Maio terminou também com as torcidas dos times de futebol, por conta própria, disputando as ruas com os bolsonaristas. Em São Paulo a polícia protegeu os que pediam golpe e reprimiu os que carregavam faixas “somos pela democracia”. Assim será, com as PMs milicializadas. Manifestos pipocaram e ainda estamos discutindo se Lula devia ou não ter assinado o que se intitula “Estamos Juntos”. Acho que toda forma de resistir e denunciar vale à pena mas este manifesto foi apenas uma primeira faísca. A iniciativa partiu de intelectuais e jornalistas, não de partidos ou organizações políticas. Logo, seus termos não foram negociados, não houve a necessária costura política, mas ele está servindo para mostrar o pulso da sociedade e ampliando o debate sobre a necessidade da frente ampla antifascista, que exija o afastamento de Bolsonaro e contemple um programa mínimo para o depois. Lula tem razão quanto à sua generalidade mas não pode levar o PT a uma postura isolacionista.
Para ser ampla, a frente terá que incluir a esquerda, o centro e a direita não-bolsonarista. Se adversários como Lula, FHC e Ciro Gomes não puderem estar juntos nela, não avançaremos. Não se trata de alianças, muito muitos de coligações eleitorais, mas da restauração democrática. Lá na frente, cada qual terá seu programa e seu candidato. Mas alguns pontos mínimos terão que ser pactuados, especialmente para o enfrentamento das tragédias sanitária, econômica e social, o que exigirá um atuação do Estado incompatível com a política neoliberal de Paulo Guedes.
Nas últimas horas tivemos os ministros Celso de Mello e Gilmar Mendes, e até o procurador-geral Aras, condenando qualquer intervenção militar. Eles sabem do que falam, sabem do que está sendo gestado entre o Palácio do Planalto e o Forte Apache. Aras o fez porque havia pisado na bola, admitindo que as Forças Armadas poderiam arbitrar eventual conflito aberto entre os poderes, colhendo nova reação dentro do Ministério Público.

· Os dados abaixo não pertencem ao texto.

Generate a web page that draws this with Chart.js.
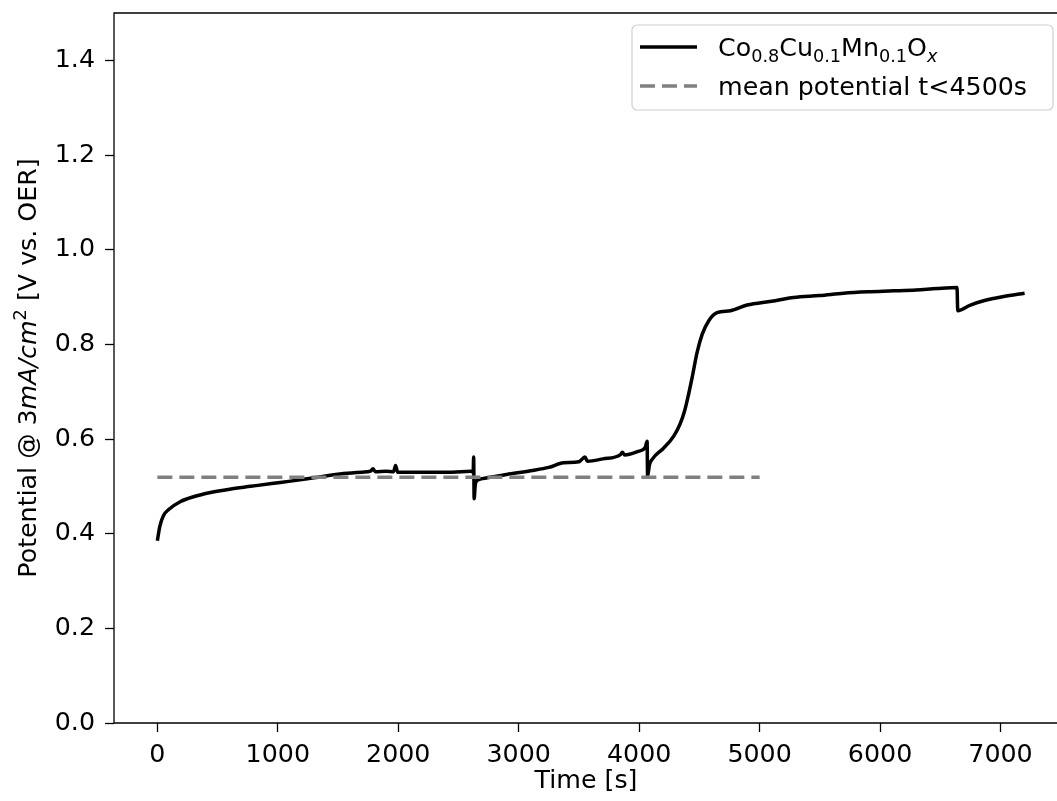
<!DOCTYPE html>
<html>
<head>
<meta charset="utf-8">
<script src="https://cdn.jsdelivr.net/npm/chart.js@4.4.0/dist/chart.umd.min.js"></script>
<style>
  html, body { margin: 0; padding: 0; background: #fff; overflow: hidden; }
  #wrap { width: 1057px; height: 801px; }
</style>
</head>
<body>
<div id="wrap"><canvas id="chart" width="1057" height="801"></canvas></div>
<script>
// measured series (time in s, potential in V)
const times = [0, 20, 50, 94, 193, 300, 442, 600, 774, 950, 1106, 1300, 1546, 1700, 1770, 1790, 1810, 1900,
  1960, 1978, 1995, 2100, 2300, 2450, 2600, 2622, 2626, 2630, 2640, 2666, 2739, 2900, 3098, 3250, 3372,
  3500, 3550, 3570, 3700, 3845, 3860, 3880, 3994, 4050, 4066, 4070, 4085, 4108, 4204, 4287, 4340, 4380,
  4410, 4440, 4481, 4523, 4578, 4647, 4758, 4896, 5100, 5283, 5500, 5698, 5900, 6113, 6300, 6473, 6639,
  6645, 6750, 6860, 7026, 7200]
const potential = [0.385, 0.415, 0.438, 0.451, 0.468, 0.478, 0.487, 0.494, 0.500, 0.506, 0.511, 0.518, 0.527,
  0.530, 0.532, 0.537, 0.531, 0.532, 0.531, 0.544, 0.530, 0.530, 0.530, 0.530, 0.532, 0.530, 0.562, 0.474,
  0.505, 0.514, 0.518, 0.525, 0.533, 0.540, 0.550, 0.552, 0.562, 0.553, 0.558, 0.567, 0.572, 0.566, 0.574,
  0.582, 0.595, 0.521, 0.545, 0.557, 0.581, 0.606, 0.632, 0.662, 0.694, 0.730, 0.783, 0.821, 0.850, 0.867,
  0.871, 0.883, 0.891, 0.899, 0.903, 0.908, 0.911, 0.913, 0.915, 0.918, 0.920, 0.871, 0.883, 0.892, 0.901,
  0.908]

const meanTimes = [0, 5000]
const meanPotential = [0.519, 0.519]

const xTicks = [0, 1000, 2000, 3000, 4000, 5000, 6000, 7000]
const yTicks = [0.0, 0.2, 0.4, 0.6, 0.8, 1.0, 1.2, 1.4]

const FONT = "'DejaVu Sans', sans-serif"
const FS = 25.3
Chart.defaults.font.family = FONT
Chart.defaults.color = '#000'

// text made of runs: {t, italic, sub, sup}
function runFont(r, size) {
  const s = (r.sub || r.sup) ? size * 0.7 : size
  return (r.italic ? 'italic ' : '') + s + 'px ' + FONT
}
function runsWidth(ctx, runs, size) {
  let w = 0
  runs.forEach(r => { ctx.font = runFont(r, size); w += ctx.measureText(r.t).width })
  return w
}
function drawRuns(ctx, runs, x, y, size) {
  ctx.textBaseline = 'alphabetic'
  ctx.textAlign = 'left'
  runs.forEach(r => {
    ctx.font = runFont(r, size)
    const dy = r.sub ? size * 0.22 : r.sup ? -size * 0.4 : 0
    ctx.fillText(r.t, x, y + dy)
    x += ctx.measureText(r.t).width
  })
}

const yTitle = [
  { t: 'Potential @ ' }, { t: '3' }, { t: 'mA/cm', italic: true }, { t: '2', sup: true }, { t: ' [V vs. OER]' }
]
const legendRows = [
  { runs: [{ t: 'Co' }, { t: '0.8', sub: true }, { t: 'Cu' }, { t: '0.1', sub: true }, { t: 'Mn' },
    { t: '0.1', sub: true }, { t: 'O' }, { t: 'x', sub: true, italic: true }], color: '#000', dash: [] },
  { runs: [{ t: 'mean potential t<4500s' }], color: '#808080', dash: [15, 7] }
]

const decor = {
  id: 'decor',
  afterDraw(chart) {
    const { ctx, chartArea: a } = chart
    ctx.save()
    // frame (right spine falls outside the picture)
    ctx.strokeStyle = '#000'
    ctx.lineWidth = 1.3
    ctx.beginPath()
    ctx.moveTo(a.right + 5, a.top)
    ctx.lineTo(a.left, a.top)
    ctx.lineTo(a.left, a.bottom)
    ctx.lineTo(a.right + 5, a.bottom)
    ctx.stroke()
    ctx.fillStyle = '#000'

    // x title
    ctx.font = FS + 'px ' + FONT
    ctx.textAlign = 'center'
    ctx.textBaseline = 'middle'
    ctx.fillText('Time [s]', 586, 781)

    // y title
    ctx.save()
    ctx.translate(27, 368)
    ctx.rotate(-Math.PI / 2)
    const w = runsWidth(ctx, yTitle, FS)
    drawRuns(ctx, yTitle, -w / 2, 9.2, FS)
    ctx.restore()

    // legend
    const bx = 632, by = 25, bw = 421, bh = 85, r = 5
    ctx.beginPath()
    ctx.roundRect(bx, by, bw, bh, r)
    ctx.fillStyle = 'rgba(255,255,255,0.8)'
    ctx.fill()
    ctx.strokeStyle = '#d0d0d0'
    ctx.lineWidth = 1.2
    ctx.stroke()
    const rowY = [47, 86]
    legendRows.forEach((row, i) => {
      ctx.beginPath()
      ctx.setLineDash(row.dash)
      ctx.strokeStyle = row.color
      ctx.lineWidth = 3.5
      ctx.moveTo(640, rowY[i])
      ctx.lineTo(697, rowY[i])
      ctx.stroke()
      ctx.setLineDash([])
      ctx.fillStyle = '#000'
      drawRuns(ctx, row.runs, 718, rowY[i] + 9.2, FS)
    })
    ctx.restore()
  }
}

new Chart(document.getElementById('chart'), {
  type: 'line',
  data: {
    datasets: [
      {
        label: 'Co0.8Cu0.1Mn0.1Ox',
        data: times.map((t, i) => ({ x: t, y: potential[i] })),
        borderColor: '#000',
        borderWidth: 3.5,
        pointRadius: 0,
        cubicInterpolationMode: 'monotone',
        order: 2
      },
      {
        label: 'mean potential t<4500s',
        data: meanTimes.map((t, i) => ({ x: t, y: meanPotential[i] })),
        borderColor: '#808080',
        borderWidth: 3.5,
        borderDash: [15, 7],
        pointRadius: 0,
        order: 1
      }
    ]
  },
  options: {
    responsive: false,
    animation: false,
    devicePixelRatio: 1,
    layout: { padding: { top: 13, right: 0, left: 0, bottom: 0 } },
    plugins: { legend: { display: false }, tooltip: { enabled: false } },
    scales: {
      x: {
        type: 'linear',
        min: -360,
        max: 7469,
        afterBuildTicks: s => { s.ticks = xTicks.map(v => ({ value: v })) },
        afterFit: s => { s.height = 78; s.paddingLeft = 0; s.paddingRight = 0 },
        ticks: { font: { size: FS }, color: '#000', padding: 8, maxRotation: 0, callback: v => String(v) },
        grid: { drawOnChartArea: false, tickLength: 9, color: '#000', tickWidth: 1.3 },
        border: { display: false }
      },
      y: {
        type: 'linear',
        min: 0,
        max: 1.5,
        afterBuildTicks: s => { s.ticks = yTicks.map(v => ({ value: v })) },
        afterFit: s => { s.width = 114; s.paddingTop = 0; s.paddingBottom = 0 },
        ticks: { font: { size: FS }, color: '#000', padding: 10, callback: v => v.toFixed(1) },
        grid: { drawOnChartArea: false, tickLength: 9, color: '#000', tickWidth: 1.3 },
        border: { display: false }
      }
    }
  },
  plugins: [decor]
})
</script>
</body>
</html>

Podemos nos livrar de Bolsonaro pelo impeachment, via Congresso, ou por um processo por crime comum, via STF, ou ainda pela cassação da chapa Bolsonaro-Mourão pelo TSE. Há elementos para tudo isso mas as instituições democráticas não removerão sozinhas o entulho neofascista. A sociedade deve apoiá-las e terá que legitimar o enterro do bolsonarismo. Em plena pandemia, ninguém deve esperar por manifestações de massa, embora os atos vanguardeiros devam continuar ocorrendo. As formas de luta que restarão são estas mesmo: manifestos, movimentos digitais e a construção orgânica da frente ampla, em torno de alguns postulados mínimos. E isso não se fará com a exclusão da esquerda nem com a exclusão da PT.
É verdade que muitos dos que agora querem se livrar de Bolsonaro ajudaram no seu parto, apoiando a Lava Jato e seus abusos, apoiando ou articulando o golpe contra Dilma, aplaudindo ou omitindo-se diante da condenação sem provas de Lula e de sua exclusão calculada da disputa eleitoral de 2018. Mas não dá para acertar todas as contas agora, diante da pressa dos golpistas. Não estamos diante de cachorro que apenas ladra, mas de uma ameaça real, que compromete gravemente o futuro do país e de nossas vidas.
O futuro dos que sobreviverem, pois Bolsonaro segue na linha “morram quantos tiverem de morrer”, como fez ontem ao dizer que a morte é o destino de todos. Como se seu governo não tivesse nenhuma responsabilidade diante da pandemia, como se não fosse papel de um presidente fazer da salvação de vidas seu primeiro e grande objetivo numa hora destas. Mas neste momento, ele só pensa em salvar-se. E só pode salvar-se pelo golpe, que não passará se entendermos que a hora exige unidade e inventividade, e combate na adversidade.